# Menthol towels



## dickm (May 19, 2002)

Somewhere I read of a recipe for delivering menthol Via oil soaked towels. Can someone point me to it?


----------



## La ruche (May 30, 2002)

I didn't try yet, but this is the site. http://www.wvu.edu/~agexten/varroa/treatmix.htm


----------



## dickm (May 19, 2002)

Thanks, Got it!


----------



## bobbb (Oct 16, 2000)

how many of ya have tried this does it work


----------



## dharbert (Jun 13, 2002)

I haven't tried it yet but am going to this year. A lot of beekeepers in my area use it and really like it. They say it is better then just putting the menthol packs in because you can't be sure the bees are breathing it.

Dave


----------



## dandelion (Apr 10, 2003)

For what I know, the menthol/canola oil towels are meant to dislodge the varroa form the bees, after the bees chew on the towels to get rid of them (the towels not the varroa...). It's not meant for the tracheal mites, which is what the last posting implies when it refers to the bees brething the menthol vapors.
I did use those towels on my six hives is the fall. In only one of them I had the need to use coumaphos (when daily counts hit 200 and more). The other five kept hovering around 50/day tops. All six hives are doing fine today. 
However I also put cords as per Dr Pedro Rodriguez method.
If any of these was reponsible for the overwintering success I don't know, but at least it did not hurt much! 
So go ahead and do it!
Alex


----------



## dandelion (Apr 10, 2003)

My mistake, sort of.

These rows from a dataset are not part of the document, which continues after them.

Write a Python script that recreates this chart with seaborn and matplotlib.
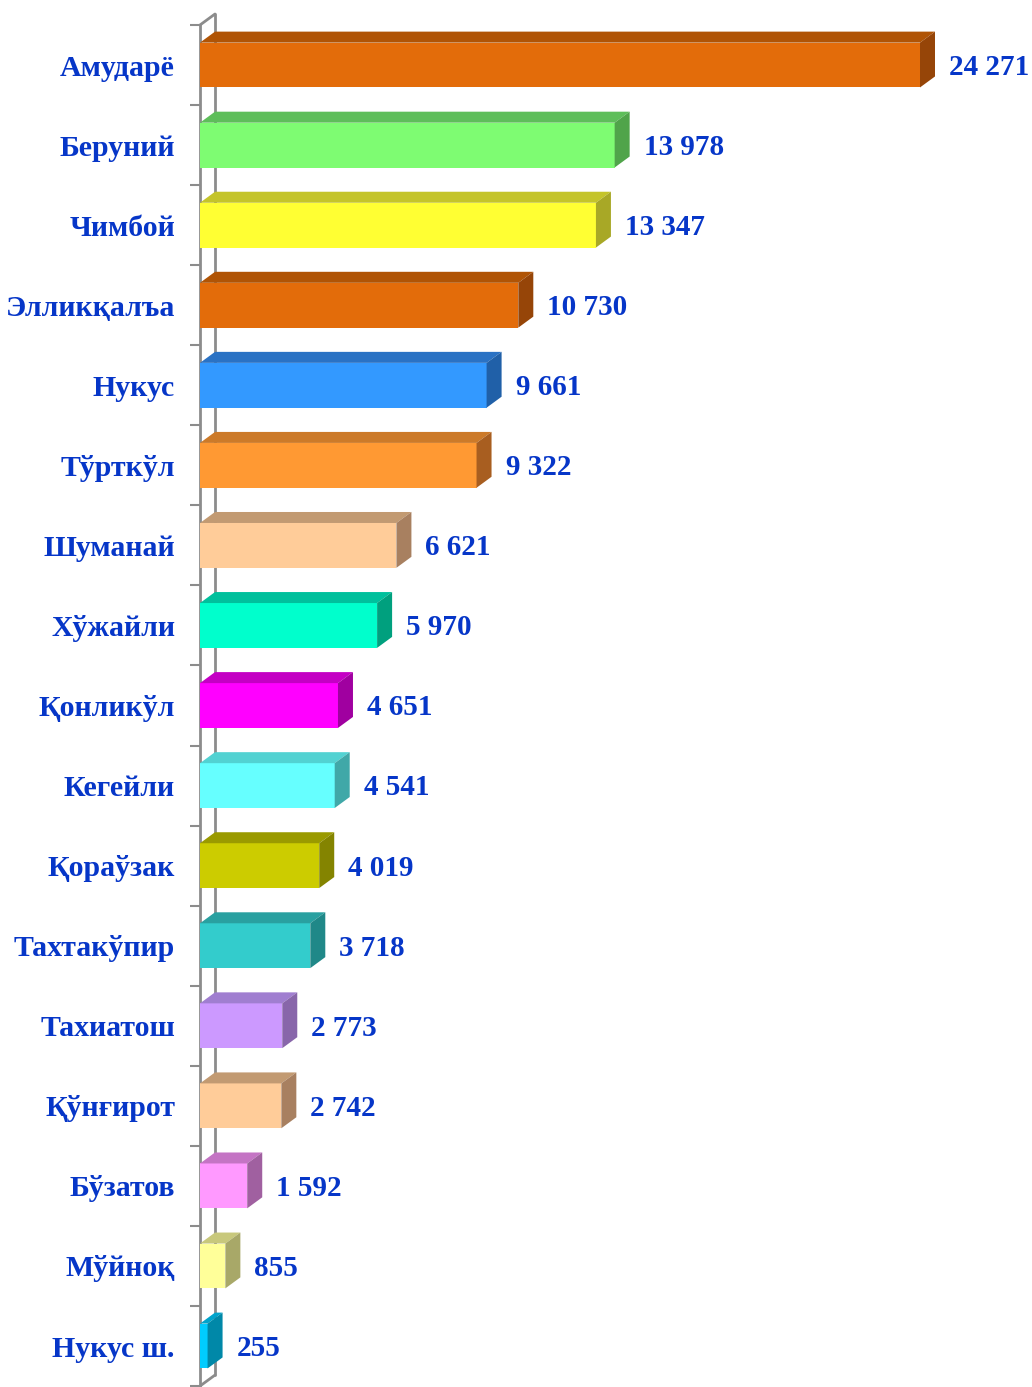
import matplotlib
matplotlib.use("Agg")
import matplotlib.pyplot as plt
import seaborn as sns
import numpy as np
import pandas as pd
from matplotlib.patches import Polygon
from matplotlib.ticker import FixedLocator

categories = ["Амударё", "Беруний", "Чимбой", "Элликқалъа", "Нукус", "Тўрткўл",
              "Шуманай", "Хўжайли", "Қонликўл", "Кегейли", "Қораўзак", "Тахтакўпир",
              "Тахиатош", "Қўнғирот", "Бўзатов", "Мўйноқ", "Нукус ш."]
values = [24271, 13978, 13347, 10730, 9661, 9322, 6621, 5970, 4651, 4541,
          4019, 3718, 2773, 2742, 1592, 855, 255]
front_colors = ["#E36C0A", "#7EFC72", "#FFFF33", "#E36C0A", "#3399FF", "#FF9933",
                "#FFCC99", "#00FFCC", "#FF00FF", "#66FFFF", "#CCCC00", "#33CCCC",
                "#CC99FF", "#FFCC99", "#FF99FF", "#FFFF99", "#00CCFF"]
top_colors = ["#B05405", "#5EBE5A", "#C4C42A", "#B05405", "#2A72C4", "#CC7A29",
              "#C29A72", "#00C09C", "#C400C4", "#52D2D2", "#9A9A00", "#29A0A0",
              "#A07ED0", "#C29A72", "#C474C4", "#C8C87C", "#00A4CC"]
side_colors = ["#964508", "#50A44A", "#A8A826", "#964508", "#2060A8", "#A85E20",
               "#A88060", "#00A07E", "#A000A0", "#40A8A8", "#848400", "#208888",
               "#8866AA", "#A88060", "#A060A0", "#A8A868", "#0088A8"]

sns.set_style("white")
plt.rcParams['font.family'] = ['Liberation Serif', 'DejaVu Serif']

df = pd.DataFrame({"cat": categories, "val": values})

fig = plt.figure(figsize=(10.32, 13.87), dpi=100)
W, H = 1032, 1387
px_per_unit = 720 / 24271.0
xmax = 800 / px_per_unit
ax = fig.add_axes([200 / W, 0, 800 / W, (H - 25) / H])

sns.barplot(data=df, x="val", y="cat", hue="cat", palette=front_colors,
            legend=False, orient="h", width=0.56, ax=ax, saturation=1,
            linewidth=0)

ax.set_xlim(0, xmax)
ax.set_ylim(16.5 + 0.012, -0.5)

cat_px = (H - 25) / 17.0
dx = 15 / px_per_unit
dy = 11 / cat_px

labcolor = "#0636C8"
for i, p in enumerate(ax.patches):
    x0, y0, w, h = p.get_x(), p.get_y(), p.get_width(), p.get_height()
    p.set_zorder(3)
    top = Polygon([(x0, y0), (x0 + w, y0), (x0 + w + dx, y0 - dy), (x0 + dx, y0 - dy)],
                  closed=True, facecolor=top_colors[i], edgecolor="none", zorder=3)
    side = Polygon([(x0 + w, y0), (x0 + w + dx, y0 - dy), (x0 + w + dx, y0 + h - dy), (x0 + w, y0 + h)],
                   closed=True, facecolor=side_colors[i], edgecolor="none", zorder=3)
    ax.add_patch(top)
    ax.add_patch(side)
    txt = f"{values[i]:,}".replace(",", " ")
    ax.text(x0 + w + dx + 14 / px_per_unit, y0 + h / 2 + 0.03, txt, ha="left", va="center",
            fontsize=21, fontweight="bold", color=labcolor, clip_on=False, zorder=5)

# back wall and frame lines
lc = "#8C8C8C"
ax.plot([dx, dx], [-0.5 - dy, 16.5 - dy], color=lc, lw=2, zorder=1, clip_on=False)
ax.plot([0, dx], [-0.5, -0.5 - dy], color=lc, lw=2, zorder=1, clip_on=False)
ax.plot([0, dx], [16.5, 16.5 - dy], color=lc, lw=2, zorder=1, clip_on=False)

for s in ["top", "right", "bottom"]:
    ax.spines[s].set_visible(False)
ax.spines["left"].set_color(lc)
ax.spines["left"].set_linewidth(2)
ax.spines["left"].set_zorder(2)

ax.set_xticks([])
ax.set_xlabel("")
ax.set_ylabel("")
ax.yaxis.set_minor_locator(FixedLocator(np.arange(-0.5, 17, 1.0)))
ax.tick_params(axis="y", which="major", length=0, pad=18, labelsize=21.5,
               labelcolor=labcolor)
ax.tick_params(axis="y", which="minor", length=7, width=1.5, color=lc, left=True)
for t in ax.get_yticklabels():
    t.set_fontweight("bold")

fig.savefig("out.png", dpi=100)
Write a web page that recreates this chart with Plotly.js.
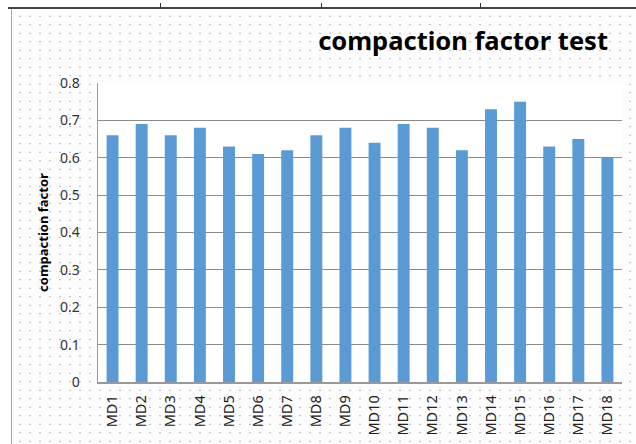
<!DOCTYPE html>
<html>
<head>
<meta charset="utf-8">
<script src="https://cdn.plot.ly/plotly-3.0.1.min.js"></script>
<style>
html,body{margin:0;padding:0;}
body{width:636px;height:444px;overflow:hidden;background:#fff;}
#wrap{position:relative;width:636px;height:444px;}
#bg{position:absolute;left:11px;top:9px;width:625px;height:435px;
 background-color:#fdfdfd;
 background-image:radial-gradient(circle, #b4b4b4 0.6px, rgba(0,0,0,0) 1px);
 background-size:10px 8.5px; background-position:3px 3px;
 border-left:1.5px solid #a8a8a8;}
#topline{position:absolute;left:8px;top:7px;width:628px;height:2px;background:#444;}
.tk{position:absolute;top:3px;width:1px;height:5px;background:#333;}
#chart{position:absolute;left:0;top:0;}
</style>
</head>
<body>
<div id="wrap">
<div id="bg"></div>
<div id="topline"></div>
<div class="tk" style="left:160px"></div>
<div class="tk" style="left:321px"></div>
<div class="tk" style="left:480px"></div>
<div id="chart"></div>
</div>
<script>
const categories = ["MD1","MD2","MD3","MD4","MD5","MD6","MD7","MD8","MD9","MD10","MD11","MD12","MD13","MD14","MD15","MD16","MD17","MD18"];
const values = [0.66,0.69,0.66,0.68,0.63,0.61,0.62,0.66,0.68,0.64,0.69,0.68,0.62,0.73,0.75,0.63,0.65,0.60];
const yTicks = [0,0.1,0.2,0.3,0.4,0.5,0.6,0.7,0.8];
const yTickText = ["0","0.1","0.2","0.3","0.4","0.5","0.6","0.7","0.8"];

const FONT = 'Noto Sans, Open Sans, sans-serif';
const trace = {
  type:'bar', x:categories, y:values,
  marker:{color:'#5B9BD5'},
  hoverinfo:'none'
};
const layout = {
  width:636, height:444,
  margin:{l:98, r:14, t:83, b:62, pad:0},
  paper_bgcolor:'rgba(0,0,0,0)',
  plot_bgcolor:'#ffffff',
  bargap:0.59,
  showlegend:false,
  font:{family:FONT, color:'#333'},
  title:{text:'<b>compaction factor test</b>', xref:'container', yref:'container',
    x:608/636, xanchor:'right', y:1-41/444, yanchor:'middle',
    font:{family:FONT, size:25.5, color:'#000'}},
  xaxis:{type:'category', tickangle:-90, tickfont:{size:14.5, color:'#222'},
    showgrid:false, showline:true, linecolor:'#999', linewidth:1.5,
    ticks:'', ticklabelstandoff:6, automargin:false, fixedrange:true},
  yaxis:{range:[0,0.8], tickvals:yTicks, ticktext:yTickText,
    tickfont:{size:14, color:'#333'},
    showgrid:true, gridcolor:'#8c8c8c', gridwidth:1,
    showline:true, linecolor:'#999', linewidth:1.5, zeroline:false,
    ticks:'', ticklabelstandoff:14, automargin:false, fixedrange:true,
    title:{text:'<b>compaction factor</b>', standoff:8,
      font:{family:FONT, size:13, color:'#000'}}}
};
Plotly.newPlot('chart',[trace],layout,{displayModeBar:false, staticPlot:true});
</script>
</body>
</html>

I did go to the original source where they refer to the mentol/canola towels as a tracheal mites kind of treatment. However I could swear I read somewhere about it helping reduce the varroa... but perhaps I'm losing it...
Alex


----------



## Canoeman (May 1, 2003)

Just where do you get these Menthol blocks?


----------



## mark williams (Jan 19, 2003)

Canoeman: you can get menthol from most all bee supply house,I get mine from Mann-Lake,1lb mixed with oil will treat alot of hives,


----------



## paddlebee (May 11, 2003)

another advantage of the towel method is it's not as temperature sensitive.


----------